There are several lessons to draw from all this, as has been pointed out both by Brookes (in a post that he took down) and others.

  • There is a very serious problem with image manipulation out there in that community. It involves investigators and labs at some major places (as well as minor ones).
  • Anecdotally, it looks like some journal editors in this field are reluctant to look at this issue as closely as it needs.
  • Science-fraud.org did identify serious problems with a number of papers and prompted ORI investigations that uncovered research misconduct.
  • There does seem to be a communal need for a better means of identifying suspicious papers, and blogs could serve this role. I'm reluctant to take page views as a direct measure of that need, though - a lot of people click on articles about Kim Kardashian's pregnancy and the latest celebrity trainwrecks, but that doesn't mean that there is a need for those articles.
  • There really is no such thing as online anonymity. That's why I've never bothered to obscure my identity.
  • Do not post anything online or email anything that you would be ashamed to see on the front page of the New York Times.

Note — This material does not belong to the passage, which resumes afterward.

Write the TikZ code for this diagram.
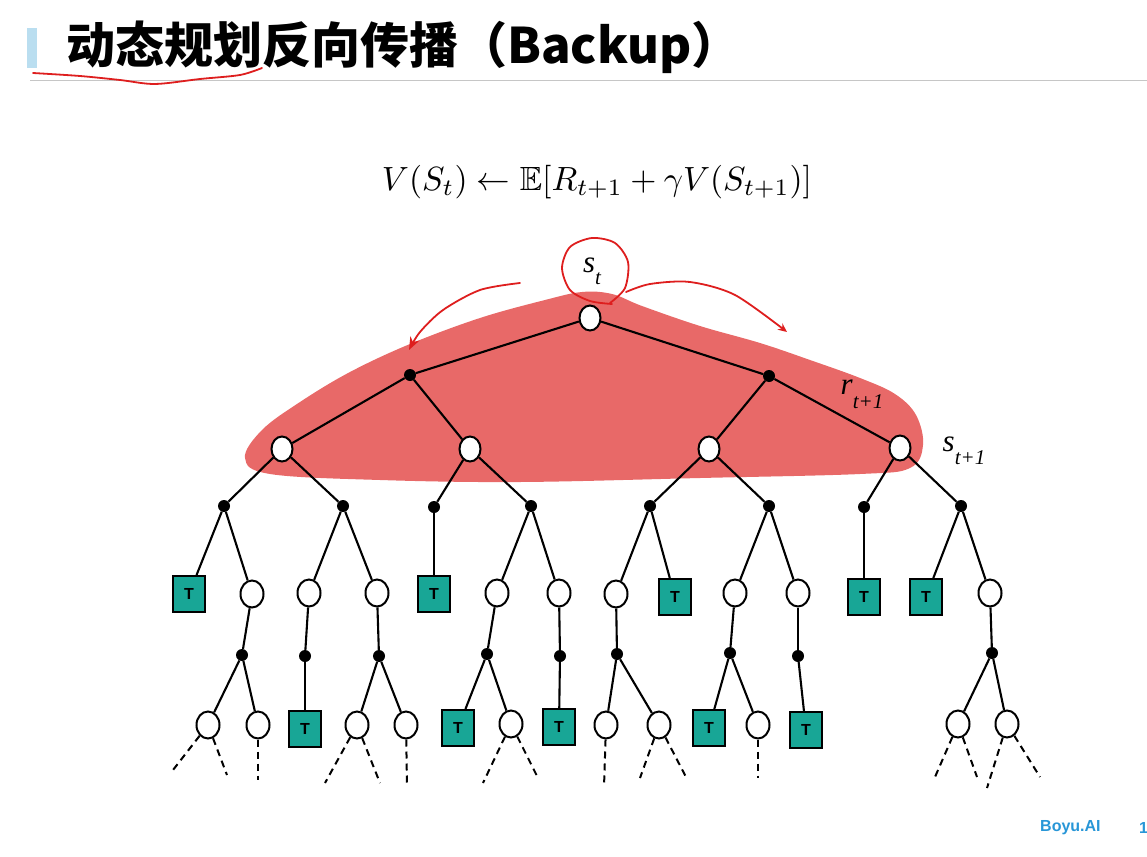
\documentclass[tikz,border=0pt]{standalone}
\usepackage{fontspec}
\usepackage{amssymb}
\usepackage{graphicx}
\usetikzlibrary{shapes.geometric,arrows.meta}
\newfontfamily\cjk{Noto Sans CJK SC}
\newfontfamily\libser{Liberation Serif}
\newfontfamily\libsans{Liberation Sans}
\definecolor{blobred}{RGB}{232,105,104}
\definecolor{penred}{RGB}{222,30,30}
\definecolor{tteal}{RGB}{24,166,150}
\definecolor{barblue}{RGB}{186,222,240}
\definecolor{boyublue}{RGB}{40,150,215}
\tikzset{
  sc/.style={ellipse,draw,line width=2pt,fill=white,minimum width=23pt,minimum height=27pt,inner sep=0pt},
  sctop/.style={sc,minimum width=21pt,minimum height=25pt},
  ad/.style={circle,fill=black,minimum size=12pt,inner sep=0pt},
  tb/.style={rectangle,draw,line width=2pt,fill=tteal,minimum width=32pt,minimum height=36pt,inner sep=0pt,font=\libsans\bfseries\fontsize{16}{16}\selectfont},
  edge/.style={line width=2.1pt},
  dedge/.style={line width=2pt,dash pattern=on 7pt off 5pt},
  pen/.style={draw=penred,line width=1.8pt,line cap=round,line join=round},
  lbl/.style={font=\libser\itshape\fontsize{31}{31}\selectfont,inner sep=0pt}
}
\begin{document}
\begin{tikzpicture}[x=1pt,y=-1pt]
\useasboundingbox (0,0) rectangle (1147,856);
% title
\fill[barblue] (27,28) rectangle (37,68);
\draw[gray!45,line width=1pt] (30,81) -- (1147,81);
\node[anchor=west,inner sep=0pt,font=\cjk\bfseries\fontsize{49}{49}\selectfont] (title) at (66,47) {动态规划反向传播（Backup）};
\draw[pen] plot[smooth] coordinates {(33,73) (80,76) (120,80) (155,84) (200,79) (240,75) (262,68)};
% formula
\node[inner sep=0pt] (formula) at (597,182) {\resizebox{430pt}{!}{$V(S_t)\leftarrow\mathbb{E}[R_{t+1}+\gamma V(S_{t+1})]$}};
% red blob
\fill[blobred] plot[smooth cycle,tension=0.6] coordinates {(245,458) (262,430) (300,402) (350,372) (410,344) (480,318) (545,300) (582,292) (612,294) (642,306) (700,326) (760,343) (810,360) (860,378) (895,394) (916,415) (923,445) (910,468) (860,474) (700,478) (520,482) (380,480) (270,474)};
% tree nodes
\node[sctop] (R) at (590,318) {};
\node[ad] (a1) at (410,375) {};
\node[ad] (a2) at (769,376) {};
\node[sctop] (s1) at (282,449) {};
\node[sctop] (s2) at (470,449) {};
\node[sctop] (s3) at (709,449) {};
\node[sctop] (s4) at (900,448) {};
\node[ad] (b1) at (224,506) {};
\node[ad] (b2) at (343,506) {};
\node[ad] (b3) at (434,507) {};
\node[ad] (b4) at (531,506) {};
\node[ad] (b5) at (650,506) {};
\node[ad] (b6) at (769,506) {};
\node[ad] (b7) at (864,507) {};
\node[ad] (b8) at (961,506) {};
\node[tb] (t1) at (189,594) {T};
\node[sc] (c1) at (252,594) {};
\node[sc] (c2) at (309,593) {};
\node[sc] (c3) at (377,593) {};
\node[tb] (t2) at (434,594) {T};
\node[sc] (c4) at (497,593) {};
\node[sc] (c5) at (559,593) {};
\node[sc] (c6) at (616,594) {};
\node[tb] (t3) at (675,597) {T};
\node[sc] (c7) at (735,593) {};
\node[sc] (c8) at (798,593) {};
\node[tb] (t4) at (864,597) {T};
\node[tb] (t5) at (926,597) {T};
\node[sc] (c9) at (990,593) {};
\node[ad] (d1) at (242,655) {};
\node[ad] (d2) at (305,656) {};
\node[ad] (d3) at (379,656) {};
\node[ad] (d4) at (487,654) {};
\node[ad] (d5) at (560,656) {};
\node[ad] (d6) at (617,654) {};
\node[ad] (d7) at (730,653) {};
\node[ad] (d8) at (798,656) {};
\node[ad] (d9) at (992,653) {};
\node[sc] (e1) at (208,725) {};
\node[sc] (e2) at (258,725) {};
\node[tb] (t6) at (305,729) {T};
\node[sc] (e3) at (357,725) {};
\node[sc] (e4) at (406,725) {};
\node[tb] (t7) at (458,728) {T};
\node[sc] (e5) at (511,724) {};
\node[tb] (t8) at (559,727) {T};
\node[sc] (e6) at (606,725) {};
\node[sc] (e7) at (659,725) {};
\node[tb] (t9) at (709,728) {T};
\node[sc] (e8) at (758,725) {};
\node[tb] (t10) at (806,730) {T};
\node[sc] (e9) at (958,724) {};
\node[sc] (e10) at (1007,724) {};
% edges
\draw[edge] (R) -- (a1); \draw[edge] (R) -- (a2);
\draw[edge] (a1) -- (s1); \draw[edge] (a1) -- (s2);
\draw[edge] (a2) -- (s3); \draw[edge] (a2) -- (s4);
\draw[edge] (s1) -- (b1); \draw[edge] (s1) -- (b2);
\draw[edge] (s2) -- (b3); \draw[edge] (s2) -- (b4);
\draw[edge] (s3) -- (b5); \draw[edge] (s3) -- (b6);
\draw[edge] (s4) -- (b7); \draw[edge] (s4) -- (b8);
\draw[edge] (b1) -- (t1); \draw[edge] (b1) -- (c1);
\draw[edge] (b2) -- (c2); \draw[edge] (b2) -- (c3);
\draw[edge] (b3) -- (t2);
\draw[edge] (b4) -- (c4); \draw[edge] (b4) -- (c5);
\draw[edge] (b5) -- (c6); \draw[edge] (b5) -- (t3);
\draw[edge] (b6) -- (c7); \draw[edge] (b6) -- (c8);
\draw[edge] (b7) -- (t4);
\draw[edge] (b8) -- (t5); \draw[edge] (b8) -- (c9);
\draw[edge] (c1) -- (d1); \draw[edge] (c2) -- (d2); \draw[edge] (c3) -- (d3);
\draw[edge] (c4) -- (d4); \draw[edge] (c5) -- (d5); \draw[edge] (c6) -- (d6);
\draw[edge] (c7) -- (d7); \draw[edge] (c8) -- (d8); \draw[edge] (c9) -- (d9);
\draw[edge] (d1) -- (e1); \draw[edge] (d1) -- (e2);
\draw[edge] (d2) -- (t6);
\draw[edge] (d3) -- (e3); \draw[edge] (d3) -- (e4);
\draw[edge] (d4) -- (t7); \draw[edge] (d4) -- (e5);
\draw[edge] (d5) -- (t8);
\draw[edge] (d6) -- (e6); \draw[edge] (d6) -- (e7);
\draw[edge] (d7) -- (t9); \draw[edge] (d7) -- (e8);
\draw[edge] (d8) -- (t10);
\draw[edge] (d9) -- (e9); \draw[edge] (d9) -- (e10);
% dashed continuations
\coordinate (z1) at (173,770); \coordinate (z2) at (227,775);
\coordinate (z3) at (258,780);
\coordinate (z4) at (325,783); \coordinate (z5) at (380,783);
\coordinate (z6) at (407,785);
\coordinate (z7) at (483,783); \coordinate (z8) at (538,778);
\coordinate (z9) at (604,787);
\coordinate (z10) at (640,778); \coordinate (z11) at (686,777);
\coordinate (z12) at (758,778);
\coordinate (z13) at (935,777); \coordinate (z14) at (977,777);
\coordinate (z15) at (987,788); \coordinate (z16) at (1040,777);
\draw[dedge] (e1) -- (z1); \draw[dedge] (e1) -- (z2);
\draw[dedge] (e2) -- (z3);
\draw[dedge] (e3) -- (z4); \draw[dedge] (e3) -- (z5);
\draw[dedge] (e4) -- (z6);
\draw[dedge] (e5) -- (z7); \draw[dedge] (e5) -- (z8);
\draw[dedge] (e6) -- (z9);
\draw[dedge] (e7) -- (z10); \draw[dedge] (e7) -- (z11);
\draw[dedge] (e8) -- (z12);
\draw[dedge] (e9) -- (z13); \draw[dedge] (e9) -- (z14);
\draw[dedge] (e10) -- (z15); \draw[dedge] (e10) -- (z16);
% labels
\node[lbl] (lst) at (592,271) {s\raisebox{-0.38em}{\fontsize{21}{21}\selectfont t}};
\node[lbl] (lrt) at (862,394) {r\raisebox{-0.45em}{\fontsize{21}{21}\selectfont t+1}};
\node[lbl] (lss) at (964,451) {s\raisebox{-0.42em}{\fontsize{21}{21}\selectfont t+1}};
% red pen annotations
\draw[pen] plot[smooth] coordinates {(612,304) (590,301) (570,290) (562,268) (570,247) (592,238) (615,243) (628,262) (625,288) (610,303)};
\draw[pen,-{Stealth[open,length=13pt,width=10pt]}] plot[smooth] coordinates {(520,283) (480,290) (443,310) (420,332) (409,350)};
\draw[pen,-{Stealth[length=9pt,width=8pt]}] plot[smooth] coordinates {(626,292) (650,284) (690,282) (735,295) (787,332)};
% footer
\node[anchor=west,inner sep=0pt,text=boyublue,font=\libsans\bfseries\fontsize{16}{16}\selectfont] (boyu) at (1040,828) {Boyu.AI};
\node[anchor=west,inner sep=0pt,text=boyublue,font=\libsans\bfseries\fontsize{16}{16}\selectfont] (pg) at (1139,828) {1};
\end{tikzpicture}
\end{document}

  • Publicly accusing people of fraud is a serious business - it's not something that should be done without a lot of consideration of the consequences. The university's lawyers are also unlikely to protect a faculty member who makes public accusations like that without consulting them first.
  • It does make me wonder whether there are similar issues in the physical sciences on this scale.
On a related note, getting caught up on last year's news, I see that a Columbia economist involved in Freakonomics has somehow ended up with $240k in "lost" research money, and had to write a check to the university for $13k. Wow. I'm pretty sure that I would be fired if I couldn't account for $240k of research funds, and claiming that I just wasn't good at bookkeeping would be considered a laughable response.

All in all, a rather depressing roundup. Remember, it's this kind of fraud and poor behavior that just give ammunition to the anti-science parts of society.